# Problème avec ibooks



## Londeparasite (11 Septembre 2011)

Bonjour,

Je n'arrive pas à trouver une réponse sur le net alors je me retourne vers vous. 

J'ai installé ibooks 1.3 sur mon ipad2 mais l'icone n'apparait pas avec les autres applis. Je ne peux donc pas accéder à la bibliothèque et à toute l'appli.

Ibooks apparait dans réglage...donc il est bien installer et dans l'appstore il est bien noté installé.
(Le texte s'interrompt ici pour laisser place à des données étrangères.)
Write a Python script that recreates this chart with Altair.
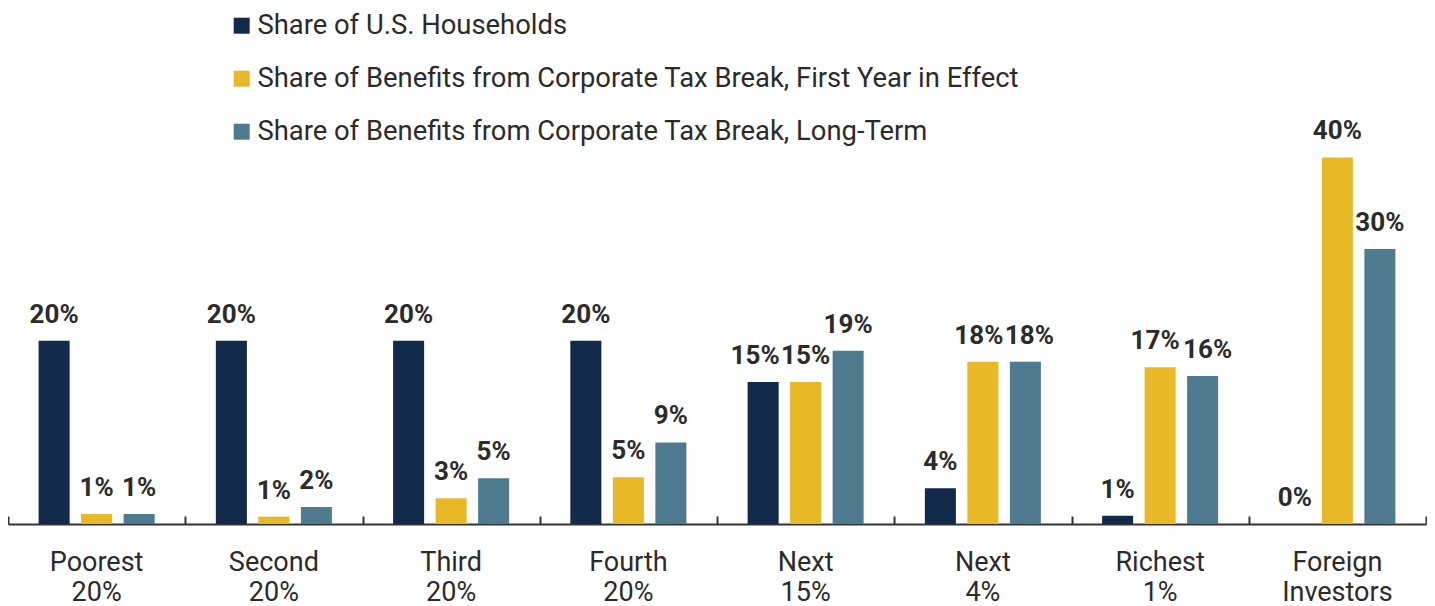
import altair as alt
import pandas as pd

categories = ["Poorest 20%", "Second 20%", "Third 20%", "Fourth 20%",
              "Next 15%", "Next 4%", "Richest 1%", "Foreign Investors"]
series = ["Share of U.S. Households",
          "Share of Benefits from Corporate Tax Break, First Year in Effect",
          "Share of Benefits from Corporate Tax Break, Long-Term"]
households = [20, 20, 20, 20, 15.5, 3.9, 0.9, 0]
first_year = [1.1, 0.8, 2.8, 5.1, 15.5, 17.7, 17.1, 40]
long_term = [1.1, 1.85, 5.0, 8.9, 18.9, 17.7, 16.15, 30]
households_lbl = ["20%", "20%", "20%", "20%", "15%", "4%", "1%", "0%"]
first_year_lbl = ["1%", "1%", "3%", "5%", "15%", "18%", "17%", "40%"]
long_term_lbl = ["1%", "2%", "5%", "9%", "19%", "18%", "16%", "30%"]
colors = ["#13294b", "#e8b826", "#4e7b90"]

# small horizontal nudges (px) applied to crowded value labels
label_nudges = {
    ("Next 15%", series[0]): -8,
    ("Next 4%", series[1]): -4,
    ("Next 4%", series[2]): 4,
    ("Richest 1%", series[1]): -5,
    ("Richest 1%", series[2]): 5,
}

rows = []
for s, vals, lbls in zip(series, [households, first_year, long_term],
                         [households_lbl, first_year_lbl, long_term_lbl]):
    for c, v, l in zip(categories, vals, lbls):
        rows.append({"category": c, "series": s, "value": v, "label": l,
                     "nudge": label_nudges.get((c, s), 0)})
df = pd.DataFrame(rows)

FONT = "Roboto"
TXT = "#2b2b2b"
H = 516

x_enc = alt.X("category:N", sort=categories,
              scale=alt.Scale(paddingInner=0, paddingOuter=0))
xo_enc = alt.XOffset("series:N", sort=series,
                     scale=alt.Scale(paddingInner=0.27, paddingOuter=0.72))
y_enc = alt.Y("value:Q", scale=alt.Scale(domain=[0, 56.3], nice=False, zero=True),
              axis=None)

bars = alt.Chart(df).mark_bar().encode(
    x=x_enc.axis(
        title=None, labelAngle=0, ticks=False, domain=True,
        domainColor="#333333", domainWidth=2,
        labelExpr="split(datum.label, ' ')",
        labelFont=FONT, labelFontSize=27, labelColor=TXT,
        labelPadding=25, labelLineHeight=30, labelBaseline="top"),
    xOffset=xo_enc,
    y=y_enc,
    color=alt.Color("series:N", sort=series,
                    scale=alt.Scale(domain=series, range=colors),
                    legend=alt.Legend(
                        title=None, orient="none", legendX=220, legendY=4,
                        direction="vertical", symbolType="square",
                        symbolSize=256, symbolStrokeWidth=0,
                        labelFont=FONT, labelFontSize=27.4, labelColor=TXT,
                        labelLimit=1200, labelOffset=2, rowPadding=24,
                        padding=0)),
)

label_layers = []
first = True
for n in sorted(set(df["nudge"])):
    x_lbl = alt.X("category:N", sort=categories,
                  scale=alt.Scale(paddingInner=0, paddingOuter=0))
    if first:
        x_lbl = x_lbl.axis(orient="top", offset=-H, labels=False, domain=False,
                           ticks=True, tickBand="extent", tickSize=8,
                           tickWidth=2, tickColor="#333333", title=None)
    else:
        x_lbl = x_lbl.axis(None)
    first = False
    label_layers.append(
        alt.Chart(df).transform_filter(alt.datum.nudge == int(n)).mark_text(
            font=FONT, fontSize=26, fontWeight="bold", color=TXT,
            baseline="alphabetic", dy=-18, dx=int(n)
        ).encode(x=x_lbl, xOffset=xo_enc, y=y_enc, text="label:N")
    )

chart = alt.layer(bars, *label_layers).resolve_axis(x="independent").properties(
    width=1418, height=H,
    autosize=alt.AutoSizeParams(type="none"),
    padding={"left": 0, "top": 0, "right": 1, "bottom": 82},
    background="white",
).configure_view(stroke=None)

chart.save("out.html", embed_options={"renderer": "svg", "actions": False})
Comment puis-je faire pour accéder à ibooks ou le désinstaller pour retenter l'installation de ce dernier?

Merci...


----------



## pepeye66 (11 Septembre 2011)

As tu bien vérifié qu'il ne soit pas dans un de tes dossiers de regroupement d'Applis ?
As tu vérifié qu'il est bien dans la liste des Applis sur itunes quand tu connectes ton iPad ?...Et qu'il est coché !


----------



## Londeparasite (11 Septembre 2011)

Je viens de vérifié et oui il était bien là et coché dans iTunes...du coup je l'ai désinstallé et réinstallé et ça marche...fallait juste penser à utiliser iTunes...merci de m'y avoir fait pensé.

Bonne jounée pepeye66


----------